Pada saatnya pemilu 2004, kekecewaan dan pesimisme kita
terhadap pemerintah semakin menjadi-jadi. Di pemilu kali ini, pemilihan
presiden dilakukan secara langsung dan pada waktu itu muncul figur bernama
Susilo Bambang Yudhoyono. Figur ini adalah salah satu menteri paling dipercaya
oleh Megawati pada awalnya. Akan tetapi ketika ambisi politik Yudhoyono makin
terlihat, hubungannya dengan Megawati semakin meruncing dan pada akhirnya yang
bersangkutan terpaksa mengundurkan diri dari kabinet. Yudhoyono saat itu
berpasangan dengan putra daerah Sulsel dan senior kita di HmI yang kebetulan
saat itu juga merupakan salah satu menteri, yaitu Jusuf Kalla. Jika kita mau
objektif, kapabilitas JK tidak usah diragukan lagi, tetapi ada satu kekurangan
beliau, yaitu; Nepotisme. Nepotisme JK meliputi banyak hal, diantaranya mengenai empowerment dan distribusi kekuasaannya. Kadang
kita bertanya-tanya sendiri, kenapa orang-orang Sulsel bisa merajai politik
Indonesia? Dari para koruptor sampai yg nangkap koruptor.
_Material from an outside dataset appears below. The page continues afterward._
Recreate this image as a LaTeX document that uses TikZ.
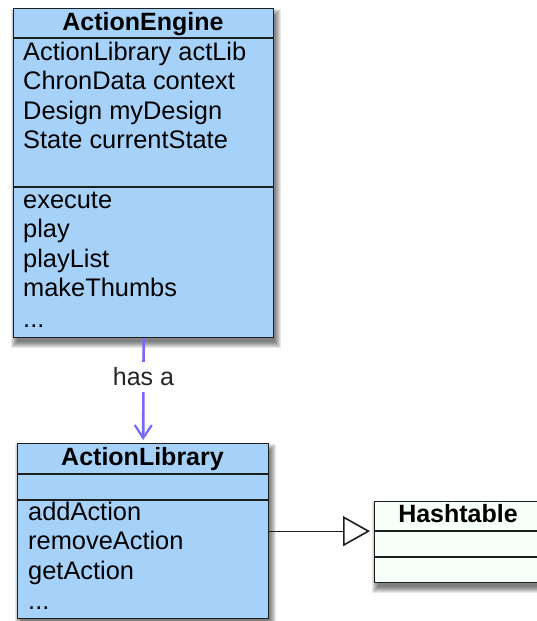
\documentclass[tikz,border=0pt]{standalone}
\usepackage{fontspec}
\setmainfont{Liberation Sans}
\usetikzlibrary{arrows.meta}

\definecolor{classblue}{RGB}{166,210,250}
\definecolor{classpale}{RGB}{246,255,248}
\definecolor{linkpurple}{RGB}{118,104,250}
\definecolor{edgegray}{RGB}{30,30,30}

\tikzset{
  classbox/.style={draw=edgegray, line width=1.3pt, fill=classblue, inner sep=0pt,
                   anchor=north west, rectangle},
  sepline/.style={draw=edgegray, line width=1.1pt},
  member/.style={anchor=base west, inner sep=0pt, font=\fontsize{25.4}{29.5}\selectfont},
  classname/.style={anchor=base, inner sep=0pt, font=\fontsize{25}{29.5}\selectfont\bfseries},
  haslink/.style={linkpurple, line width=2.6pt,
                  -{Straight Barb[length=13pt,width=17pt,line width=2.2pt]}, shorten >=3pt},
  inherit/.style={edgegray, line width=1.3pt,
                  -{Triangle[length=27pt,width=30pt,fill=white,line width=1.6pt]}, shorten >=4pt},
  linklabel/.style={fill=white, inner sep=6pt, text=black!85,
                    font=\fontsize{25}{29.5}\selectfont},
  shadowlayer/.style={fill=black, opacity=0.09}
}

\begin{document}
\begin{tikzpicture}[x=1pt, y=-1pt]
  \useasboundingbox (0,0) rectangle (537,621);
  \clip (0,0) rectangle (537,621);
  \fill[white] (0,0) rectangle (537,621);

  % soft drop shadows, built from stacked translucent rectangles
  \foreach \k in {0,1,2,3,4,5,6}{
    \fill[shadowlayer] (17-\k,15-\k) rectangle (275+\k,342+\k);
    \fill[shadowlayer] (21-\k,450-\k) rectangle (270+\k,623+\k);
    \fill[shadowlayer] (378-\k,508-\k) rectangle (621+\k,587+\k);
  }

  % ActionEngine class
  \node[classbox, minimum width=260pt, minimum height=329pt] (engine) at (13,8) {};
  \draw[sepline] (13,38) -- (273,38);
  \draw[sepline] (13,187) -- (273,187);
  \node[classname] (enginename) at (143,30) {ActionEngine};
  \node[member] (eattr1) at (23,60) {ActionLibrary actLib};
  \node[member] (eattr2) at (23,89.5) {ChronData context};
  \node[member] (eattr3) at (23,119) {Design myDesign};
  \node[member] (eattr4) at (23,148.5) {State currentState};
  \node[member] (eop1) at (23,208) {execute};
  \node[member] (eop2) at (23,237.5) {play};
  \node[member] (eop3) at (23,267) {playList};
  \node[member] (eop4) at (23,296.5) {makeThumbs};
  \node[member] (eop5) at (23,327) {...};

  % ActionLibrary class
  \node[classbox, minimum width=251pt, minimum height=175pt] (library) at (17,443) {};
  \draw[sepline] (17,474) -- (268,474);
  \draw[sepline] (17,500) -- (268,500);
  \node[classname] (libraryname) at (142.5,465) {ActionLibrary};
  \node[member] (lop1) at (28,520) {addAction};
  \node[member] (lop2) at (28,549.5) {removeAction};
  \node[member] (lop3) at (28,579) {getAction};
  \node[member] (lop4) at (28,609) {...};

  % Hashtable class
  \node[classbox, fill=classpale, minimum width=246pt, minimum height=81pt] (hash) at (374,501) {};
  \draw[sepline] (374,531) -- (620,531);
  \draw[sepline] (374,557) -- (620,557);
  \node[classname] (hashname) at (458,522) {Hashtable};

  % relations
  \draw[haslink] (engine.south) -- node[linklabel, pos=0.37] (haslabel) {has a} (library.north);
  \draw[inherit] (library.east) -- (library.east -| hash.west);
\end{tikzpicture}
\end{document}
Publik pada waktu itu melihat Yudhoyono sebagai figur yang
dizalimi, sama seperti persepsi terhadap Megawati ketika reformasi di 1998. Dua
individu yang berbeda tapi menggunakan topeng penarik simpati yang sama dan
siapapun yang memakai topeng untuk menarik simpati tidak layak untuk dipercaya.
Pemerintahan Yudhoyono pada 2004-2009 terbukti kembali
meninggalkan banyak kekecewaan. Korupsi tetap merajalela, salah satu pelakunya
malahan besan presiden sendiri. Janji Yudhoyono untuk menyelesaikan kasus Munir
dan pelanggaran HAM 98 juga tidak terwujud dan tentunya siapa yang bisa
menghapus tragedi pembiaran meluapnya Lumpur Lapindo dari sejarah sebagai salah
satu “tinta emas” pemerintahan Yudhoyono yang pertama?
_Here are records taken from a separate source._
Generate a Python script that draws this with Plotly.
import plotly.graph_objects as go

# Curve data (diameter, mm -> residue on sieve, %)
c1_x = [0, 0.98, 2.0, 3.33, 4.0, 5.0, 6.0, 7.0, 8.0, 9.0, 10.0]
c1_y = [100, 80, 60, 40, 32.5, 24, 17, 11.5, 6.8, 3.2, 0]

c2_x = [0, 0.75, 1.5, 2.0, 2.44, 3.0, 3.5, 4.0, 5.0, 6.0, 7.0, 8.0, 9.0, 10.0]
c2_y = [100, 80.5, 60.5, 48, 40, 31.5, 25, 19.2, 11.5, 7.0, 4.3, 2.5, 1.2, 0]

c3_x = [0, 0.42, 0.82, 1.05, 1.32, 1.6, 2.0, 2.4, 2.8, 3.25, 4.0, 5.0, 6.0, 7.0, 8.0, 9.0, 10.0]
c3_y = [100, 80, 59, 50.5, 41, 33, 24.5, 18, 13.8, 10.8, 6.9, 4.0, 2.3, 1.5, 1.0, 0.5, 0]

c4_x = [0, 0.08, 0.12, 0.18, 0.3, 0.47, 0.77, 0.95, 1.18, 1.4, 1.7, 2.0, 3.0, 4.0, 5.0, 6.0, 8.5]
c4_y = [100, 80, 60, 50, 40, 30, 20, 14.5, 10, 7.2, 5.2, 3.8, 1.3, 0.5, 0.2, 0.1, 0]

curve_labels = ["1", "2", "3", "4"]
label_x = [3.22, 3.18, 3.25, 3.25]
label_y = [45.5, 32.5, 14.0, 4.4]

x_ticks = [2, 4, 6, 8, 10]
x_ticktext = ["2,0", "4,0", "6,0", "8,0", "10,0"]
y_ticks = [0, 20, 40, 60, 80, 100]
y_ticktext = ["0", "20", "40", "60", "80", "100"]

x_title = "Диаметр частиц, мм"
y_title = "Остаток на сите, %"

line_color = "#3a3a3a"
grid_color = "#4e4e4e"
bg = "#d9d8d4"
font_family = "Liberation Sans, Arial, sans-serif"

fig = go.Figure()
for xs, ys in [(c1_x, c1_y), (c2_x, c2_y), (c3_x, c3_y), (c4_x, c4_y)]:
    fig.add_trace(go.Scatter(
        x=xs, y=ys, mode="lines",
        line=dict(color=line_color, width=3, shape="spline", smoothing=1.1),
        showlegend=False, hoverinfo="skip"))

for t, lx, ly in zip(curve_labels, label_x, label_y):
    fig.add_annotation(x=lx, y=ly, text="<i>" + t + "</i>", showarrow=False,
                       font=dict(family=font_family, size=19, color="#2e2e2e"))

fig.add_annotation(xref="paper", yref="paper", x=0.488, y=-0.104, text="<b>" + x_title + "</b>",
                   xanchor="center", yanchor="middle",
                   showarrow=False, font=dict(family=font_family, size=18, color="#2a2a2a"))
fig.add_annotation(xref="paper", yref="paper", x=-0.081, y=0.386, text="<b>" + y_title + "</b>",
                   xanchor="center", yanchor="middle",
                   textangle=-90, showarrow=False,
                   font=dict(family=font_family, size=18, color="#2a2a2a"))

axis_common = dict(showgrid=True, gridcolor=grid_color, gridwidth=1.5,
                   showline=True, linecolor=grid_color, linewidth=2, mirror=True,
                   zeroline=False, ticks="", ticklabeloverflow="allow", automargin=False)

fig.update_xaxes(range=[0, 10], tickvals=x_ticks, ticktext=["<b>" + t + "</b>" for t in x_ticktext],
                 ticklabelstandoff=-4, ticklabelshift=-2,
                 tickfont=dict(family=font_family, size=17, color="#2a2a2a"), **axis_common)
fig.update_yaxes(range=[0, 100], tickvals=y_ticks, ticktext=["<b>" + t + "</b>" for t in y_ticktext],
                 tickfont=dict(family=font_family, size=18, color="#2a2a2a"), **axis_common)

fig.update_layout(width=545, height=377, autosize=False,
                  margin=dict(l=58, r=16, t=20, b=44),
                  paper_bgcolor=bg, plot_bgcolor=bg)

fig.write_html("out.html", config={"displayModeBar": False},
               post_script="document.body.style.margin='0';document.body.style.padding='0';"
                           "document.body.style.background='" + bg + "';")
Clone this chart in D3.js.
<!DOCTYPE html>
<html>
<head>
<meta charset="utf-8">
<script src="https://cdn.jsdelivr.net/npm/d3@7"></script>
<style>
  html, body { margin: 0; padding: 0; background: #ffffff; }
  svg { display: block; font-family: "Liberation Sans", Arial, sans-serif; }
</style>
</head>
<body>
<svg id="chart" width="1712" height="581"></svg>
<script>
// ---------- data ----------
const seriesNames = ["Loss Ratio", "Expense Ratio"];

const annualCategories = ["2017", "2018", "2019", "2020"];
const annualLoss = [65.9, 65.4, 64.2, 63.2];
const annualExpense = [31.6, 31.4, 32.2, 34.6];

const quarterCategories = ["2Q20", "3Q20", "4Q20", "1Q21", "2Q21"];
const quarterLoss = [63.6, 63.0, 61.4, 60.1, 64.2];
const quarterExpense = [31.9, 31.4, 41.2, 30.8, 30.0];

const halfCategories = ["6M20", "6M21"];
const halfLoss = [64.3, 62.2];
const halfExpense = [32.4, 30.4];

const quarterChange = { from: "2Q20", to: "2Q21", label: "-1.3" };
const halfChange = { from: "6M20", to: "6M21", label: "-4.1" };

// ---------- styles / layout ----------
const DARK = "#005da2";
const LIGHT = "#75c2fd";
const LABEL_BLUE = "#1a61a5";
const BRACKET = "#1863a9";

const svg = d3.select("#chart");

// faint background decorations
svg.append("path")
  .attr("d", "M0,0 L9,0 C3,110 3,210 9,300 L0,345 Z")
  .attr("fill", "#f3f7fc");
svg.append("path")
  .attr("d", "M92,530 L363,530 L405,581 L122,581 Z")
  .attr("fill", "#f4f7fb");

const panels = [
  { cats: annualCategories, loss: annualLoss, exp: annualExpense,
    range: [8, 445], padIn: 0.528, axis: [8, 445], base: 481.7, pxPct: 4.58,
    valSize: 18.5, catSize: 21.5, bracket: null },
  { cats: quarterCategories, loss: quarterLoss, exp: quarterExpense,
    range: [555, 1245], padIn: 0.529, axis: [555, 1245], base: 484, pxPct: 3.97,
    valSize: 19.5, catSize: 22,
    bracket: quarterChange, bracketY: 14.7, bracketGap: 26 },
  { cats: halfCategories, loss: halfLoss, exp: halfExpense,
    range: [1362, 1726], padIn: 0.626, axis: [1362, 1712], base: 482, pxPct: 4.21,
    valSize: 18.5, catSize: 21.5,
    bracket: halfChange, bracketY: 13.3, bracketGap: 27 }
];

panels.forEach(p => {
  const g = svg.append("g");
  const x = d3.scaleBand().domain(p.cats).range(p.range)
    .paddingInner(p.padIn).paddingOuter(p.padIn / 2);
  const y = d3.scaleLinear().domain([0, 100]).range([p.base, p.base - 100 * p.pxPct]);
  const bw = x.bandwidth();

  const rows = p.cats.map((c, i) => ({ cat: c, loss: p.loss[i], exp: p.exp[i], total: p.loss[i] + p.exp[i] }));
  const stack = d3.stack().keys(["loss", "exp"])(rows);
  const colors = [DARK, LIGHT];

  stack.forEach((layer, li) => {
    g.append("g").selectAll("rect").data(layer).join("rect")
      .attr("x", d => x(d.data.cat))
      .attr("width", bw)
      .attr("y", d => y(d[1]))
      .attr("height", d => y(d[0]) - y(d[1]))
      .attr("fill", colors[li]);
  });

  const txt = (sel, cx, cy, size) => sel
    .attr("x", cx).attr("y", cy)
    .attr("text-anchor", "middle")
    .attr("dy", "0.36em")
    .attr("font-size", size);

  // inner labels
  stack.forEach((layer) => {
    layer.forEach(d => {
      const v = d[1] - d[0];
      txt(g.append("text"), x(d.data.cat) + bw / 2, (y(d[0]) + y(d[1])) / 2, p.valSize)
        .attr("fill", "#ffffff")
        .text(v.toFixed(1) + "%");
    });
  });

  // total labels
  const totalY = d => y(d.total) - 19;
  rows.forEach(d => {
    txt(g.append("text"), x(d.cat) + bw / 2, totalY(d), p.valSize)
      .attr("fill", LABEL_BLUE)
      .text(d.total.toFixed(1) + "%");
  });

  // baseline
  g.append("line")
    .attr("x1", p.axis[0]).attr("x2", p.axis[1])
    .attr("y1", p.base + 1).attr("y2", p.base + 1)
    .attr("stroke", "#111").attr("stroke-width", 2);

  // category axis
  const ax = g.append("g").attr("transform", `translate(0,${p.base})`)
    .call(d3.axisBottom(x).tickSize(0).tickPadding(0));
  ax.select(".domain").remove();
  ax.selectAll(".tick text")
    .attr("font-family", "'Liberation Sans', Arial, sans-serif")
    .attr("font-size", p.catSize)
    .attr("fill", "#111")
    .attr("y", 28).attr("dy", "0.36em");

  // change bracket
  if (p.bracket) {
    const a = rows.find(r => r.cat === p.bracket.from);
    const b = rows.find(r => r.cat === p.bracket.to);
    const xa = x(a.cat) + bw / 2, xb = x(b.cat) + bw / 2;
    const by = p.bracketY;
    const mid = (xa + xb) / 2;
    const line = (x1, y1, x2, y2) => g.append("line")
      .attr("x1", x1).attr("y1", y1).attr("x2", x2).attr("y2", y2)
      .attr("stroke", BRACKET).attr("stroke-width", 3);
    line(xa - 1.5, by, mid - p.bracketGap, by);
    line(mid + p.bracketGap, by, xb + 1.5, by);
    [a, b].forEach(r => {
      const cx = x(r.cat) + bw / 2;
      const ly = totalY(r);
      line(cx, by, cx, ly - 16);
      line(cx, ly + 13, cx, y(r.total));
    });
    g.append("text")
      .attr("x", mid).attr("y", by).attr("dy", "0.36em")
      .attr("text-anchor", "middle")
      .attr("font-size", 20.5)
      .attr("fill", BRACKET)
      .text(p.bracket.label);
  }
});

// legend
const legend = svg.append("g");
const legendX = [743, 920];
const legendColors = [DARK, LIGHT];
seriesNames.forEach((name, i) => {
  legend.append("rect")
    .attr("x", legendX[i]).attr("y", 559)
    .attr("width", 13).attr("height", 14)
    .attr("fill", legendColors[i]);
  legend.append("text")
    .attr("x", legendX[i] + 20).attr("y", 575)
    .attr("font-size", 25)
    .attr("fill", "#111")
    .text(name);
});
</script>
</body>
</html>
Pemerintahan Yudhoyono pertama juga menunjukkan bagaimana
sekumpulan orang pintar di tingkat eksekutif pada akhirnya cuma handal menyusun
konsep tapi payah dalam melakukan eksekusi. Rencana-rencana pembangunan
infrastruktur, pembukaan akses finansial, diversifikasi energi dan lain-lain
pada akhirnya hanya menjadi wacana di atas kertas saja.
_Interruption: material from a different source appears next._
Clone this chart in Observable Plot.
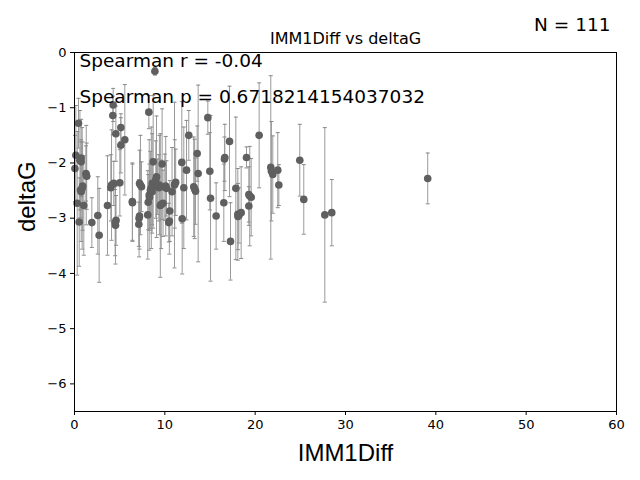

Warisan “jago menyusun wacana” dari pemerintahan Yudhoyono
pertama ternyata telah berhasil menulari capres-capres yang lain. Ini sangat
terlihat dalam debat-debat capres. Di dalam debat-debat tersebut, semua capres
menyampaikan wacana dan janji-janji yang sama tanpa adanya elaborasi yang lebih
jelas untuk meyakinkan pemilih bahwa mereka memang memiliki kapasitas untuk
memimpin salah satu perekonomian dan demokrasi terbesar di dunia.
Sebagai contoh; ketika isu mengenai kemandirian energi
diangkat, semua capres berjanji bahwa mereka tidak akan menaikkan harga BBM
demi kesejahteraan masyarakat. Tapi tidak ada satupun yang mengelaborasi dengan
cukup jelas tentang apa rencana mereka tentang energi terbarukan, apa yang akan
mereka lakukan untuk mengurangi impor BBM, dan lain-lain.
Semua capres bertingkah layaknya anak-anak remaja akil balik
berlingkar otak mini dan kebingungan sehingga mereka mencoba segala cara untuk
memberikan jawaban yang terdengar enak di kuping tapi kosong secara
substansi.
Melihat fakta-fakta di atas, apakah golput bisa disalahkan atas
lahirnya pemerintahan yang buruk atau sebaliknya, pemerintahan yang buruklah
yang menjadi penyebab utama semakin pesimisnya masyarakat terhadap pemilu dan
meningkatnya golput?
Menjelang pemilu 2014, seperti saya katakan di atas, mulai
muncul fenomena yang bertujuan menggiring masyarakat ke bilik pemilihan untuk
memilih partai dan presiden. Selain kampanye hitam terhadap golput, juga muncul
jargon-jargon untuk menjustifikasi kenapa kita “harus” memilih.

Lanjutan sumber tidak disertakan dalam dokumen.